La tendencia de Stewart de hablar de las fuerzas productivas como entidades técnicas abstractas (“objetos físicos”) reproduce este error. Desde esta perspectiva, la concepción marxiana de la clase trabajadora como la principal fuerza productiva se hace ininteligible, y con ella su comprensión de la política revolucionaria. La interpretación resultante es inevitablemente mecanicista, y acaba por subordinar la transformación social al progreso “técnico” de unas fuerzas productivas a las que se ha separado artificialmente de las relaciones sociales en las que se desarrollan. Para Marx, por el contrario, relaciones de producción y fuerzas productivas forman una unidad, y el vínculo entre la revolución y el desarrollo de las fuerzas productivas pasa por el desarrollo del proletariado como poder social organizado, capaz de ejecutar la “expropiación de los expropiadores” y acometer la socialización directa y consciente del trabajo social en la asociación de productores libres, esto es, el comunismo.

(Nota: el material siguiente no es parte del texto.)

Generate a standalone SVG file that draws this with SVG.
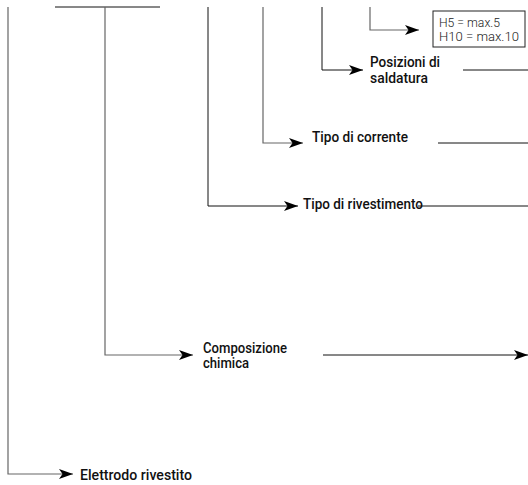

Por otro lado, en lo que respecta a las invectivas de Marx contra el legado hegeliano Stewart podría haber prestado más atención a esa obra fundamental y a menudo olvidada que es Miseria de la Filosofía, dirigida contra el intento de Proudhon de “reordenar” las categorías de la economía política clásica en torno a una “lógica dialéctica”, en lugar de acometer un genuino análisis dialéctico de las formas sociales concretas que la economía política presenta de forma mistificada. La exposición de las diferencias entre la dialéctica materialista de Marx y el idealismo hegeliano pasa necesariamente por este punto.
Capítulos como el de Bakunin o Heine resultan más fieles a la realidad. La inclusión de este último, figura habitualmente desplazada en estos debates, es en sí misma en acierto. Todavía un personaje incómodo para la tradición alemana, “Heine la herida”, como lo llamara Adorno, merece ser reivindicado como uno de los primeros y más elocuentes defensores del potencial revolucionario del legado de Hegel. Bakunin, por su parte, construyó su anarquismo en buena parte a través del diálogo con lo que extrajo de la obra de pensador suavo, a través de una reintrepretación sostenida sobre el rechazo contra toda autoridad externa como fundamento de la libertad. De hecho, Stewart señala acertadamente cómo Bakunin se apropió directamente y de forma más bien acrítica de amplios elementos de la filosofía hegeliana, al menos tal y como él mismo la interpretó. Interpretación, por cierto, de tintes profundamente moralistas, palpables en afirmaciones como la que señala que “un propietario de esclavos no es un hombre sino un propietario”. Lo cual, claro está, no puede sostenerse más que invistiendo a una abstracción, el Hombre, de un pesado contenido normativo, y convertir la humanidad en una suerte de esencia libre sepultada bajo formas sociales pervertidas. La crítica de Bakunin —cuyas capacidades como filósofo, dicho sea de paso, eran extremadamente limitadas— a Hegel y su legado acaba limitándose a protestar contra el modo en que su énfasis en las ideas le llevó a “olvidarse del mundo material”, y a deplorar cómo el alto grado de abstracción de su filosofía encendió en muchos pensadores de la siguiente generación una peligrosa tendencia a morar entre las nubes. La pobreza de esta crítica en comparación con la expuesta en, por ejemplo, los Manuscritos de París —escritos treinta años antes que Estado y Anarquía— es evidente, aunque Stewart no se moleste en destacarla. En lugar de tratarse de una genuina inversión materialista, la llamada bakuninista a centrarse en “el mundo real” y sus injusticias termina siendo una mezcla de empirismo y moralismo.
En líneas generales, la tendencia del libro a centrarse exclusivamente en el modo en que diferentes autores se apropiaron de la obra de Hegel, con independencia de la exactitud o imprecisión de dicha apropiación, acaba por revelarse como una flaqueza. La línea entre la simplificación y la distorsión es fina, y en capítulos como el de Marx Stewart la traspasa, mientras que en otros termina restándole el filo que dotaría a la obra de genuino interés filosófico.
Sin añadir nada especialmente novedoso, el capítulo sobre Kierkegaard (sobre el que Stewart es experto), por ejemplo, es una exposición brillante de la influencia del alemán sobre el teólogo danés, pero una que elude toda discusión crítica. Esto último no requiere necesariamente de la exhaustividad que ya hemos dado por irrealizable, sino simplemente de una cierta modificación en el enfoque. El nivel de discusión de Stewart es siempre demasiado genérico e introductorio, moviéndose constantemente en un grado de generalidad que en ocasiones se acerca a la imprecisión, y que esquiva por principio las cuestiones más candentes. En ausencia de esa dimensión crítica, las obras sobre la historia de las ideas se arriesgan a convertirse en breviarios más o menos amenos o y más o menos informativos, pero también francamente olvidables. Y más cuando también se ha decidido abstraerse mayormente del contexto histórico en el que se desplegaron dichas ideas, de las tensiones entre las diferentes interpretaciones —más allá de las que nacieron en abierta continuidad—, etc.
En consecuencia, Hegel´s Century acaba resultando una lectura tan liviana como poco memorable, con pocas opciones de hacerse un hueco en la literatura canónica sobre los temas tratados como de arrojar una luz particular sobre su objeto. La sombra de Hegel es alargada, y quien lea Hegel´s Century hará poco más que confirmarlo.